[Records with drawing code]
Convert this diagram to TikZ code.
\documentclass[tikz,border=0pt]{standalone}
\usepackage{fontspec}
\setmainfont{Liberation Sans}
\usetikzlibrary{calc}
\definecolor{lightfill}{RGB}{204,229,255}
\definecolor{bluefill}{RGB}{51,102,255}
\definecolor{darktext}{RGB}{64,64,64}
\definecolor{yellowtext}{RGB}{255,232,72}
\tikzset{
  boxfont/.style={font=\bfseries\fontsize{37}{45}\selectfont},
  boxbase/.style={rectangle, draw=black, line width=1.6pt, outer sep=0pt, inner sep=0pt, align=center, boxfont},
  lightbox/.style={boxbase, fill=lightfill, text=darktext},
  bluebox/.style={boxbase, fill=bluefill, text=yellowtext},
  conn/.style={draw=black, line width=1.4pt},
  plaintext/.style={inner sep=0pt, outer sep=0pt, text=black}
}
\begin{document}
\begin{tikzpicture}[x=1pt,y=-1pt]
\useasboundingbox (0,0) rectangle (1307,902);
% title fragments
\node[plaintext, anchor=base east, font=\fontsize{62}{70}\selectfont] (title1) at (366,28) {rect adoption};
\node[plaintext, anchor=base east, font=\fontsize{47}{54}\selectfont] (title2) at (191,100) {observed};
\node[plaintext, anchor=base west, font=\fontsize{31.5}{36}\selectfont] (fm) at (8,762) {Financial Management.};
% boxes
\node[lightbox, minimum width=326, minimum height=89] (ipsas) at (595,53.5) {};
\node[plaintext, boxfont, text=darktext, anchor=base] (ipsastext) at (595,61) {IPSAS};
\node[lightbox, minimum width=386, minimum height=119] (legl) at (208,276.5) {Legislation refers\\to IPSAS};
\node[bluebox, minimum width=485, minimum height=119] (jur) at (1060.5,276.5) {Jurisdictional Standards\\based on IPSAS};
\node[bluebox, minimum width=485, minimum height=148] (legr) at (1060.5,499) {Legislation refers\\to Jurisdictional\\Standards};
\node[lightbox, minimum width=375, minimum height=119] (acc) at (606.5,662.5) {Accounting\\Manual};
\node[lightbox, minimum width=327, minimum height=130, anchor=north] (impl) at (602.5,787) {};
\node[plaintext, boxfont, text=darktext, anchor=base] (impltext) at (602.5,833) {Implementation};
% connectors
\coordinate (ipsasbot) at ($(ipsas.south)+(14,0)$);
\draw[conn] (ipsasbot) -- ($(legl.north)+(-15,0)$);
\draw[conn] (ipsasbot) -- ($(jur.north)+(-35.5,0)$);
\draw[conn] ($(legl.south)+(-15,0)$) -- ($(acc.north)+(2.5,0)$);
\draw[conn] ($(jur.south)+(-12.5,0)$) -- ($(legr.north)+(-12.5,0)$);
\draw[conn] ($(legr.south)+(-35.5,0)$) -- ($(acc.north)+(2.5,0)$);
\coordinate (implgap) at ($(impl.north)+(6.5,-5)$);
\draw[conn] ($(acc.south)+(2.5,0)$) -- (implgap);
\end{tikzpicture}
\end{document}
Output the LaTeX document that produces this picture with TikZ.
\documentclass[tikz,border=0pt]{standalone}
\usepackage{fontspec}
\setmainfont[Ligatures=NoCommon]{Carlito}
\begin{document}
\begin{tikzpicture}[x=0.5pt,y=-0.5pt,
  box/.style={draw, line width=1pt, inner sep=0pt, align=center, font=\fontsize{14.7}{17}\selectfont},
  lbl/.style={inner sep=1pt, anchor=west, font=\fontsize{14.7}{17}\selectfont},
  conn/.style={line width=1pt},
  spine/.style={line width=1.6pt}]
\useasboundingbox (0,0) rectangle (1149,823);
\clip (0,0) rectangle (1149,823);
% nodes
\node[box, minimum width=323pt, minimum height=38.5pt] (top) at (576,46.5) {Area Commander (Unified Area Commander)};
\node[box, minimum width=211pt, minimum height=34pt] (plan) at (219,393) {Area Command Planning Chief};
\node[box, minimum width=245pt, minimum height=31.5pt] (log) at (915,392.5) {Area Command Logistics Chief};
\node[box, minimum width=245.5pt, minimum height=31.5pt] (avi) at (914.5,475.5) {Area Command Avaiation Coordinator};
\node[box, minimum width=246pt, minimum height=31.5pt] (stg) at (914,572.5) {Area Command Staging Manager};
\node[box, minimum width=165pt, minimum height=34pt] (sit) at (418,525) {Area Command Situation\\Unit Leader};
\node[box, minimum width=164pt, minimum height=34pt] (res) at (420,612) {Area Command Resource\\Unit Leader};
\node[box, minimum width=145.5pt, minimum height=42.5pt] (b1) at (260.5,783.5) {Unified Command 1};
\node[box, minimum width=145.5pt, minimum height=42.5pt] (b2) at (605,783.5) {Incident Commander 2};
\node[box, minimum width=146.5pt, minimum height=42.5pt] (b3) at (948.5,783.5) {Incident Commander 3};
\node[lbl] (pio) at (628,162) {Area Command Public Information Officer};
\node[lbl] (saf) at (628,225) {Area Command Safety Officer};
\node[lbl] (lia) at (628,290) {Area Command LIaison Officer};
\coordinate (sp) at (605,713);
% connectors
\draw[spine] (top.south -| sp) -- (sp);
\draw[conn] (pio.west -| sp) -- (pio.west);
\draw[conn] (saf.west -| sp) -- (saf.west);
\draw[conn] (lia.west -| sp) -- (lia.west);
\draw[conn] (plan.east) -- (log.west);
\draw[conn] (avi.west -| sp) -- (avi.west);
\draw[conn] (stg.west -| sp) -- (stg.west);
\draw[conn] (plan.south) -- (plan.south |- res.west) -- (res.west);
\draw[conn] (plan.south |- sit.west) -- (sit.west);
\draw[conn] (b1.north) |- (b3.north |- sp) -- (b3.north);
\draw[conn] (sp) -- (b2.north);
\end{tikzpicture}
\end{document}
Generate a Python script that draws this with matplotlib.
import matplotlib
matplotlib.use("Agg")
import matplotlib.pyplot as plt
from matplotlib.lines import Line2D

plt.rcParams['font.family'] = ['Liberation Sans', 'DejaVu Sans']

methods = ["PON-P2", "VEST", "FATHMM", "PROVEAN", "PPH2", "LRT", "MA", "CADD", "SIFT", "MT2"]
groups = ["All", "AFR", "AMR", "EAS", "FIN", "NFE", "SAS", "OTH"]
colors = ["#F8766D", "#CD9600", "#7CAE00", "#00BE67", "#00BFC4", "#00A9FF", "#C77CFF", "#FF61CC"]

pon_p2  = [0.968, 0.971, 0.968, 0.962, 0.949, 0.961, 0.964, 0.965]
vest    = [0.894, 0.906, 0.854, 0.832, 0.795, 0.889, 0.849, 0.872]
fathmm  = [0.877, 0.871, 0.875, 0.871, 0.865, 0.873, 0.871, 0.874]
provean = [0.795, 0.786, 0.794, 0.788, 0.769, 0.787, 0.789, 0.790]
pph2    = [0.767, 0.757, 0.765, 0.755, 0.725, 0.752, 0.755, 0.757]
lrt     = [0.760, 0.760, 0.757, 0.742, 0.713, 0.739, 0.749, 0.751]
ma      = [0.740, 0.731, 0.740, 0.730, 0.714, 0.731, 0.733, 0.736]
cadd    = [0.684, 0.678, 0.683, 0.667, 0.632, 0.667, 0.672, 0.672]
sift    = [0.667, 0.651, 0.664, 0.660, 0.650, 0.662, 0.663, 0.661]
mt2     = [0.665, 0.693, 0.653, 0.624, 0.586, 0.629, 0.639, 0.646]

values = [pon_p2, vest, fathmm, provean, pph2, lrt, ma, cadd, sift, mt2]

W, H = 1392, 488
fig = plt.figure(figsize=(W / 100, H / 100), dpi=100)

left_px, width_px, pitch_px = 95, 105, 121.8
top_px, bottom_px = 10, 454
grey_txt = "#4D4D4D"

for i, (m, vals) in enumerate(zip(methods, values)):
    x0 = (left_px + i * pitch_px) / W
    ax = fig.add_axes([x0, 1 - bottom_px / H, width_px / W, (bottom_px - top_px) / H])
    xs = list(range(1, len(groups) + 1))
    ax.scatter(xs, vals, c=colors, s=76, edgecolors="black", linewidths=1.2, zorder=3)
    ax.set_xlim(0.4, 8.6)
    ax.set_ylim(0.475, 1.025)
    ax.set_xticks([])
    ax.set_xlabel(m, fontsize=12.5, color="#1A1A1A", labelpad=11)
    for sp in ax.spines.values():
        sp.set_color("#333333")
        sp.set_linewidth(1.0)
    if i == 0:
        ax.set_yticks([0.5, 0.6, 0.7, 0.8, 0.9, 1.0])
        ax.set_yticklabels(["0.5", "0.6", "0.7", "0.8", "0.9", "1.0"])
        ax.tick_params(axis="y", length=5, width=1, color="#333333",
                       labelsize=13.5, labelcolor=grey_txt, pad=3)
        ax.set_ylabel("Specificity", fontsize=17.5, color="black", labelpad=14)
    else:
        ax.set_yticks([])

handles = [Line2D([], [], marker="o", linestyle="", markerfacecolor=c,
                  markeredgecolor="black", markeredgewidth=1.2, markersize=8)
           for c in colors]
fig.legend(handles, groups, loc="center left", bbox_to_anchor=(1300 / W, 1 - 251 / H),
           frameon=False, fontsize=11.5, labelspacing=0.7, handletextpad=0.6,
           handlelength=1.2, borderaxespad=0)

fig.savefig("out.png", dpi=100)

◆ **Task instructions**
Transcribe each line of the data above, unaltered, from the one where "Generate a Python" appears to the one where "0.629, 0.639, 0.646]" appears, inclusive of both.

◆ **Finished exercise**
Generate a Python script that draws this with matplotlib.
import matplotlib
matplotlib.use("Agg")
import matplotlib.pyplot as plt
from matplotlib.lines import Line2D

plt.rcParams['font.family'] = ['Liberation Sans', 'DejaVu Sans']

methods = ["PON-P2", "VEST", "FATHMM", "PROVEAN", "PPH2", "LRT", "MA", "CADD", "SIFT", "MT2"]
groups = ["All", "AFR", "AMR", "EAS", "FIN", "NFE", "SAS", "OTH"]
colors = ["#F8766D", "#CD9600", "#7CAE00", "#00BE67", "#00BFC4", "#00A9FF", "#C77CFF", "#FF61CC"]

pon_p2  = [0.968, 0.971, 0.968, 0.962, 0.949, 0.961, 0.964, 0.965]
vest    = [0.894, 0.906, 0.854, 0.832, 0.795, 0.889, 0.849, 0.872]
fathmm  = [0.877, 0.871, 0.875, 0.871, 0.865, 0.873, 0.871, 0.874]
provean = [0.795, 0.786, 0.794, 0.788, 0.769, 0.787, 0.789, 0.790]
pph2    = [0.767, 0.757, 0.765, 0.755, 0.725, 0.752, 0.755, 0.757]
lrt     = [0.760, 0.760, 0.757, 0.742, 0.713, 0.739, 0.749, 0.751]
ma      = [0.740, 0.731, 0.740, 0.730, 0.714, 0.731, 0.733, 0.736]
cadd    = [0.684, 0.678, 0.683, 0.667, 0.632, 0.667, 0.672, 0.672]
sift    = [0.667, 0.651, 0.664, 0.660, 0.650, 0.662, 0.663, 0.661]
mt2     = [0.665, 0.693, 0.653, 0.624, 0.586, 0.629, 0.639, 0.646]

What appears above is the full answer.